• **Exercise goal**: Starting at the first line of the data, please print exactly those lines through the one that holds "from bokeh.resources import INLINE", omitting every picture.

• **Records**:
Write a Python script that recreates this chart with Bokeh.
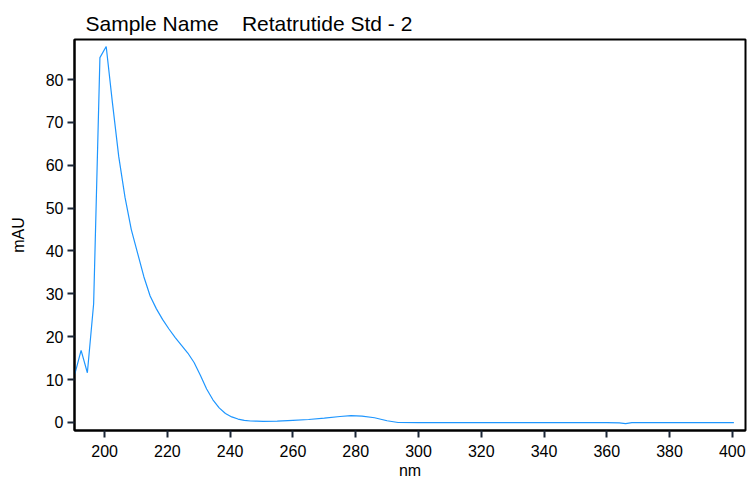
from bokeh.plotting import figure
from bokeh.models import Range1d, FixedTicker
from bokeh.embed import file_html
from bokeh.resources import INLINE

# Spectrum readings (nm, mAU)
wavelength = [190.5, 192.5, 194.5, 196.5, 198.5, 200.5, 202.5, 204.5, 206.5, 208.5,
              210.5, 212.5, 214.5, 216.5, 218.5, 220.5, 222.5, 224.5, 226.5, 228.5,
              230.5, 232.5, 234.5, 236.5, 238.5, 240.5, 242.5, 244.5, 246.5, 248.5,
              250.5, 255, 260, 265, 270, 275, 278.5, 282, 286, 290,
              293.5, 300, 320, 340, 360, 364, 366, 368, 380, 400.5]
absorbance = [11.3, 16.8, 11.6, 27.7, 85.1, 87.7, 74.5, 62.0, 52.5, 45.0,
              39.5, 34.0, 29.5, 26.5, 24.0, 21.8, 19.8, 18.0, 16.2, 14.0,
              11.0, 7.8, 5.3, 3.4, 2.1, 1.3, 0.8, 0.5, 0.35, 0.3,
              0.25, 0.3, 0.5, 0.7, 1.0, 1.4, 1.6, 1.5, 1.1, 0.4,
              0.0, -0.05, -0.05, -0.05, -0.05, -0.1, -0.25, -0.05, -0.05, -0.05]

x_ticks = [200, 220, 240, 260, 280, 300, 320, 340, 360, 380, 400]
y_ticks = [0, 10, 20, 30, 40, 50, 60, 70, 80]

title_text = "Sample Name\u00a0\u00a0\u00a0\u00a0Retatrutide Std - 2"
FONT = "Liberation Sans"

p = figure(frame_width=671, frame_height=391,
           x_range=Range1d(190.4, 404.2), y_range=Range1d(-1.87, 89.33),
           output_backend="svg", toolbar_location=None,
           min_border_left=74, min_border_right=4, min_border_top=39, min_border_bottom=50,
           background_fill_color="white", border_fill_color="white")

p.line(wavelength, absorbance, line_color="#1e96ff", line_width=1.2)

p.title.text = title_text
p.title.text_font = FONT
p.title.text_font_size = "21px"
p.title.text_font_style = "normal"
p.title.text_color = "black"
p.title.offset = 11
p.title.standoff = 10

p.xgrid.visible = False
p.ygrid.visible = False
p.outline_line_color = "black"
p.outline_line_width = 2
p.outline_line_alpha = 1.0

for ax in (p.xaxis[0], p.yaxis[0]):
    ax.axis_line_color = "black"
    ax.axis_line_width = 2
    ax.major_tick_line_color = "#1a2535"
    ax.major_tick_line_width = 2
    ax.major_tick_out = 7
    ax.major_tick_in = 0
    ax.minor_tick_line_color = None
    ax.major_label_text_font = FONT
    ax.major_label_text_font_size = "16px"
    ax.major_label_text_color = "black"
    ax.axis_label_text_font = FONT
    ax.axis_label_text_font_size = "16px"
    ax.axis_label_text_font_style = "normal"
    ax.axis_label_text_color = "black"

p.xaxis.major_label_standoff = 7
p.xaxis.axis_label_standoff = 2
p.yaxis.major_label_standoff = 4
p.yaxis.axis_label_standoff = 16

p.xaxis.ticker = FixedTicker(ticks=x_ticks)
p.yaxis.ticker = FixedTicker(ticks=y_ticks)
p.xaxis.axis_label = "nm"
p.yaxis.axis_label = "mAU"

open("out.html", "w").write(file_html(p, INLINE))
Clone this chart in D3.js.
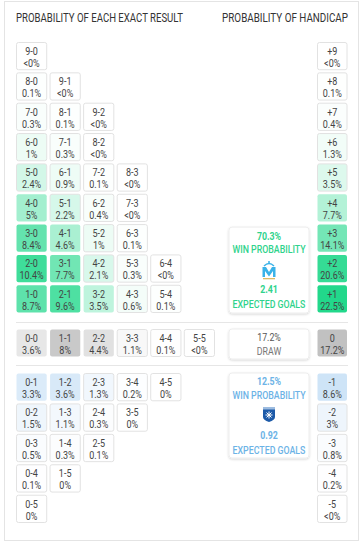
<!DOCTYPE html>
<html lang="en">
<head>
<meta charset="utf-8">
<title>Probability of each exact result</title>
<script src="https://d3js.org/d3.v7.min.js"></script>
<style>
  body { margin: 0; background: #fff; }
  svg text { font-family: Roboto, "Noto Sans", sans-serif; }
</style>
</head>
<body>
<div id="chart"></div>
<script>
// exact results, home wins (rows top to bottom)
var homeScores = [
  ["9-0"], ["8-0", "9-1"], ["7-0", "8-1", "9-2"], ["6-0", "7-1", "8-2"],
  ["5-0", "6-1", "7-2", "8-3"], ["4-0", "5-1", "6-2", "7-3"], ["3-0", "4-1", "5-2", "6-3"],
  ["2-0", "3-1", "4-2", "5-3", "6-4"], ["1-0", "2-1", "3-2", "4-3", "5-4"]
];
var homePct = [
  ["<0%"], ["0.1%", "<0%"], ["0.3%", "0.1%", "<0%"], ["1%", "0.3%", "<0%"],
  ["2.4%", "0.9%", "0.1%", "<0%"], ["5%", "2.2%", "0.4%", "<0%"], ["8.4%", "4.6%", "1%", "0.1%"],
  ["10.4%", "7.7%", "2.1%", "0.3%", "<0%"], ["8.7%", "9.6%", "3.5%", "0.6%", "0.1%"]
];
var drawScores = [["0-0", "1-1", "2-2", "3-3", "4-4", "5-5"]];
var drawPct = [["3.6%", "8%", "4.4%", "1.1%", "0.1%", "<0%"]];
var awayScores = [
  ["0-1", "1-2", "2-3", "3-4", "4-5"], ["0-2", "1-3", "2-4", "3-5"],
  ["0-3", "1-4", "2-5"], ["0-4", "1-5"], ["0-5"]
];
var awayPct = [
  ["3.3%", "3.6%", "1.3%", "0.2%", "0%"], ["1.5%", "1.1%", "0.3%", "0%"],
  ["0.5%", "0.3%", "0.1%"], ["0.1%", "0%"], ["0%"]
];

// handicap column
var homeHcp = ["+9", "+8", "+7", "+6", "+5", "+4", "+3", "+2", "+1"];
var homeHcpPct = ["<0%", "0.1%", "0.4%", "1.3%", "3.5%", "7.7%", "14.1%", "20.6%", "22.5%"];
var drawHcp = ["0"];
var drawHcpPct = ["17.2%"];
var awayHcp = ["-1", "-2", "-3", "-4", "-5"];
var awayHcpPct = ["8.6%", "3%", "0.8%", "0.2%", "<0%"];

// summaries
var homeSummary = { win: "70.3%", xg: "2.41" };
var drawSummary = { pct: "17.2%" };
var awaySummary = { win: "12.5%", xg: "0.92" };

var W = 362, H = 547;
var svg = d3.select("#chart").append("svg").attr("width", W).attr("height", H);

var defs = svg.append("defs");
var f = defs.append("filter").attr("id", "sh").attr("x", "-20%").attr("y", "-20%").attr("width", "140%").attr("height", "140%");
f.append("feDropShadow").attr("dx", 0).attr("dy", 1).attr("stdDeviation", 1.2).attr("flood-color", "#000").attr("flood-opacity", 0.16);

// card
svg.append("rect").attr("x", 4.5).attr("y", 1.5).attr("width", 354).attr("height", 539)
  .attr("fill", "#fff").attr("stroke", "#e4e4e4");

var colBase = { home: [24, 214, 134], draw: [170, 170, 170], away: [120, 180, 232] };
function num(s) { var v = parseFloat(s); return isNaN(v) ? 0 : v; }
function fillFor(kind, v, max) {
  var a = Math.min(1, v / max), c = colBase[kind];
  return d3.rgb(255 - a * (255 - c[0]), 255 - a * (255 - c[1]), 255 - a * (255 - c[2])).formatHex();
}

// narrow text: the reference face is condensed, so squeeze horizontally
var SX = 0.82;
function txt(g, tx, ty, str, o) {
  o = o || {};
  var t = g.append("text")
    .attr("transform", "translate(" + tx + "," + ty + ") scale(" + (o.sx || SX) + ",1)")
    .attr("text-anchor", o.anchor || "middle")
    .attr("font-size", o.size || 11)
    .attr("font-weight", o.weight || "normal")
    .attr("fill", o.fill || "#444")
    .text(str);
  return t;
}

var x = d3.scaleBand().domain(d3.range(6)).range([16, 215]).paddingInner(0.07);
var yHome = d3.scaleBand().domain(d3.range(9)).range([42, 313]).paddingInner(0.07);
var yDraw = d3.scaleBand().domain([0]).range([329, 357]);
var yAway = d3.scaleBand().domain(d3.range(5)).range([373, 523]).paddingInner(0.07);
var xHcp = 317, wHcp = 30.5;

function cell(g, kind, cx, cy, w, h, top, pct, max) {
  var v = num(pct), a = v / max;
  g.append("rect").attr("x", cx + 0.5).attr("y", cy + 0.5).attr("width", w - 1).attr("height", h - 1)
    .attr("rx", 2)
    .attr("fill", fillFor(kind, v, max))
    .attr("stroke", a < 0.2 ? "#e2e2e2" : "none");
  txt(g, cx + w / 2, cy + 13, top);
  txt(g, cx + w / 2, cy + 25, pct);
}

function grid(kind, scores, pcts, y) {
  var g = svg.append("g");
  scores.forEach(function(row, i) {
    row.forEach(function(s, j) {
      cell(g, kind, x(j), y(i), x.bandwidth(), y.bandwidth(), s, pcts[i][j], 12.5);
    });
  });
}
function hcp(kind, labels, pcts, y) {
  var g = svg.append("g");
  labels.forEach(function(l, i) {
    cell(g, kind, xHcp, y(i), wHcp, y.bandwidth(), l, pcts[i], 23.5);
  });
}

grid("home", homeScores, homePct, yHome);
grid("draw", drawScores, drawPct, yDraw);
grid("away", awayScores, awayPct, yAway);
hcp("home", homeHcp, homeHcpPct, yHome);
hcp("draw", drawHcp, drawHcpPct, yDraw);
hcp("away", awayHcp, awayHcpPct, yAway);

// headers, squeezed to the reference widths
function header(tx, str, anchor, width) {
  var t = txt(svg, tx, 22, str, { anchor: anchor, size: 12, fill: "#333", sx: 1 });
  var s = width / t.node().getComputedTextLength();
  t.attr("transform", "translate(" + tx + ",22) scale(" + s + ",1)");
}
header(16, "PROBABILITY OF EACH EXACT RESULT", "start", 167);
header(348, "PROBABILITY OF HANDICAP", "end", 126);

// separators
[322, 365].forEach(function(yy) {
  svg.append("line").attr("x1", 16).attr("x2", 348).attr("y1", yy + 0.5).attr("y2", yy + 0.5)
    .attr("stroke", "#e6e6e6");
});

// summary boxes
function box(y0, h) {
  svg.append("rect").attr("x", 229).attr("y", y0).attr("width", 80).attr("height", h)
    .attr("rx", 3).attr("fill", "#fff").attr("stroke", "#ededed").attr("filter", "url(#sh)");
}
function label(yy, str, col, weight) {
  txt(svg, 269, yy, str, { fill: col, weight: weight || 500, size: 11, sx: 0.8 });
}

var green = "#2fd38c", blue = "#6cb3e6";
var hTop = yHome(6) + 3;
box(hTop, yHome(8) + yHome.bandwidth() - hTop);
label(hTop + 13, homeSummary.win, green, "bold");
label(hTop + 26, "WIN PROBABILITY", green);
label(hTop + 66, homeSummary.xg, green, "bold");
label(hTop + 81, "EXPECTED GOALS", green);
// OM crest
var om = svg.append("g").attr("transform", "translate(269," + (hTop + 43) + ")");
om.append("path").attr("d", "M-6.5,7 L-6.5,-3 L-3,-3 L0,2 L3,-3 L6.5,-3 L6.5,7 L4,7 L4,1 L0,6.5 L-4,1 L-4,7 Z")
  .attr("fill", "#3ab2e8");
om.append("path").attr("d", "M-5,-4 Q0,-9 5,-4").attr("fill", "none").attr("stroke", "#3ab2e8").attr("stroke-width", 1.4);
om.append("circle").attr("cx", 0).attr("cy", -8).attr("r", 1).attr("fill", "#3ab2e8");
om.append("rect").attr("x", -6).attr("y", 8).attr("width", 12).attr("height", 1.2).attr("fill", "#d9b65a");

box(yDraw(0), 30);
label(yDraw(0) + 12, drawSummary.pct, "#555", "normal");
label(yDraw(0) + 26, "DRAW", "#777", "normal");

var aTop = yAway(0);
box(aTop, 85);
label(aTop + 12, awaySummary.win, blue, "bold");
label(aTop + 26, "WIN PROBABILITY", blue);
label(aTop + 66, awaySummary.xg, blue, "bold");
label(aTop + 81, "EXPECTED GOALS", blue);
// AJA crest
var aj = svg.append("g").attr("transform", "translate(269," + (aTop + 41) + ")");
aj.append("path").attr("d", "M-6,-7 L6,-7 L6,3 Q6,6 0,8 Q-6,6 -6,3 Z").attr("fill", "#1c5aa8");
aj.append("rect").attr("x", -6).attr("y", -7).attr("width", 12).attr("height", 2.5).attr("fill", "#9dbce0");
d3.range(4).forEach(function(k) {
  var ang = k * Math.PI / 4;
  aj.append("line").attr("x1", -3.5 * Math.cos(ang)).attr("y1", 1 - 3.5 * Math.sin(ang))
    .attr("x2", 3.5 * Math.cos(ang)).attr("y2", 1 + 3.5 * Math.sin(ang))
    .attr("stroke", "#fff").attr("stroke-width", 1);
});
</script>
</body>
</html>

• **The response**:
Write a Python script that recreates this chart with Bokeh.
from bokeh.plotting import figure
from bokeh.models import Range1d, FixedTicker
from bokeh.embed import file_html
from bokeh.resources import INLINE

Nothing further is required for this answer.